The listicle rose as a tightly-contained information format meant for low-commitment reading on smartphones – essentially, brief and structured writing for brief and structured time. Much criticism has been levied by journos angry that listicles do not aspire to the echelons of print-style reporting: “Yes, the news section [of Buzzfeed] is nice and they have done some decent reporting, but it’s sort of like McDonald’s selling salads. It is far too little, and far too late,” says Ben Cohen of The Daily Banter. And so it goes that critics complain when Buzzfeed does not boast a reputable news section, and when it does, nitpicks that the site hasn’t forced its presence onto users who are mostly looking for listicles telling them how much of a 90s kid they are.

The appeal of the listicle is this: the voice behind the writing. The writer themselves is strongly present in any list featuring their personal opinion on the top-whatever of a subject. Many listicles encourage readers to insert themselves directly into the reading process to discover, for example, which Disney Princess they’re most like. This is a striking departure from the deliberately-distancing robot-voice demanded by most print journalism, the intent being to relate stories with as little bias as possible. Just as human brains are programmed to see faces in car headlights, we are inclined to connect more with the person behind a listicle than a newspaper article, especially when that person is us.

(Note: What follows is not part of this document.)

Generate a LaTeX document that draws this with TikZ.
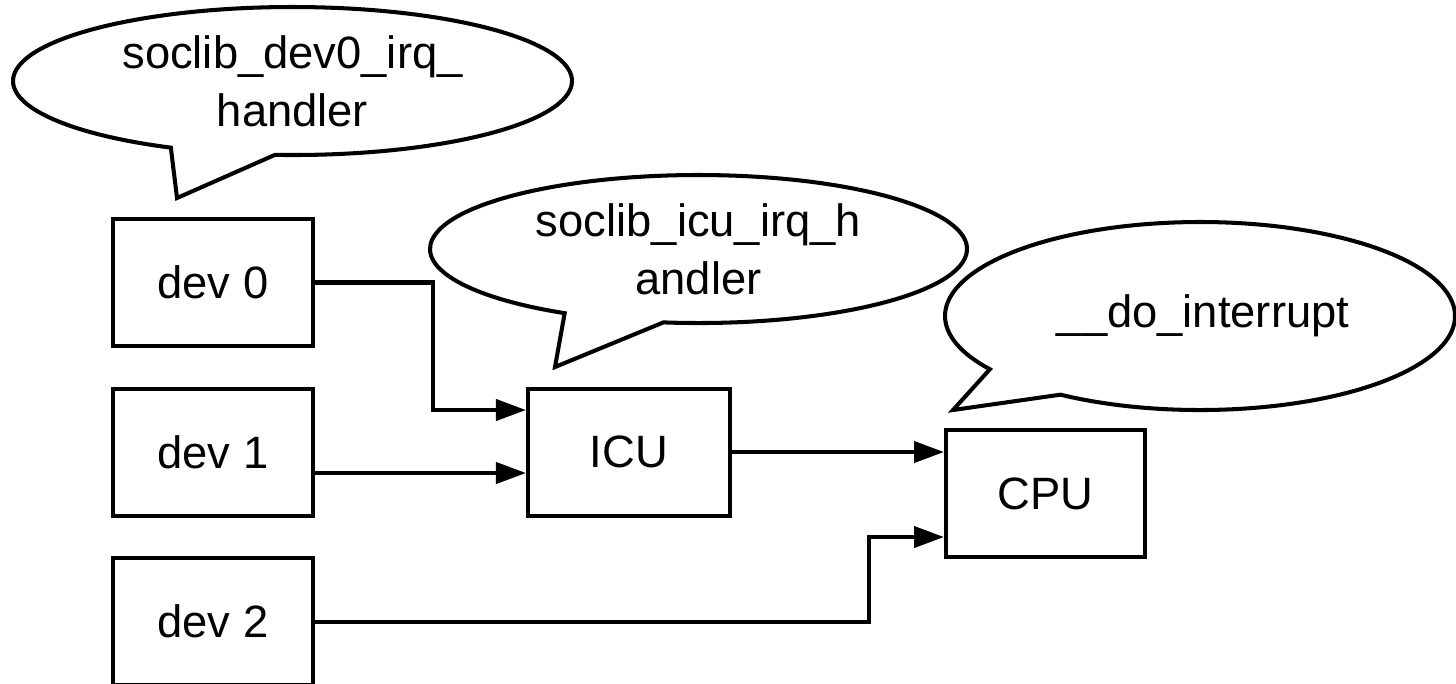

The idea that traditional print journalism is dead echoes the similarly widespread notion that “no good music exists today” propagated by those who have never tuned their radio beyond 99.9. If the internet has given us listicles, it has also launched a growing number of independent news sites featuring hard-hitting and reputable journalism, such as Vice, Geist, and Maisonneuve.

Italian writer Umberto Eco claims the function of the listicle is “to make infinity comprehensible…and create order”, proving for the umpteenth time philosophy’s obsession with over-analysing that which was specifically created to elicit the most flighty of pleasurable interactions, the listicle’s status as the one-night-stand of the literary world wrongly shoved into contention with The Brothers Karamazov.

So if the in-depth journalism of a Globe and Mail Focus piece is the dinner of our news-reading habits, no meal would be complete without a frothy listicle that is both intensely entertaining and delightfully unsatisfying. In the end, print journalism and the list each serve their own purpose, complementing one another to the detriment of neither.